Lastly, we’ll touch on fundamental concepts like tensors, calculus, and pseudo-random number generation to provide a solid foundation for our exploration. We’ll apply these concepts to machine learning techniques like mean shift clustering and convolutional neural networks (CNNs), and will see how to use tracking with Weights and Biases (W&B).

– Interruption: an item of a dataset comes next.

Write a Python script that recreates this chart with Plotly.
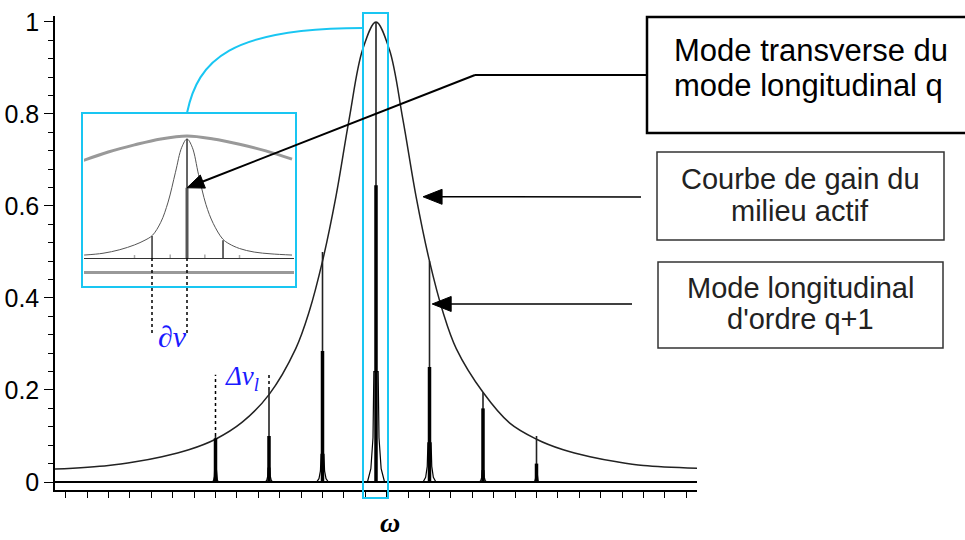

We’ll also tackle mixed precision training using both NVIDIA’s apex library, and the Accelerate library from Hugging Face. We’ll investigate various types of normalization like Layer Normalization and Batch Normalization. By the end of the course, you’ll have a deep understanding of diffusion models and the skills to implement cutting-edge deep learning techniques.

Get started now!

Tanishq’s thoughts

Here’s what Tanishq Mathew Abraham, from Stability.ai, who helped teach a number of the lessons, thinks of the course:

The fast.ai Part 2 course is a one-of-its-kind course. I think this course is unique in that it teaches you how to build deep learning models from scratch while also exploring cutting-edge research in diffusion models. No other course is guiding you through state-of-the-art papers in the diffusion space (sometimes a mere few weeks after they first appear) and building clear, accessible implementations. We’ve even explored some new research directions in the course, and hopefully the course enables others to explore their own ideas further.

If you are interested in a more advanced course building state-of-the-art deep learning models from scratch, and/or you’re interested in how state-of-the-art diffusion models work and how to build them, this is the course for you! Even as someone helping with the development of this course, I found this to be an amazing learning experience, and I hope it is for you too!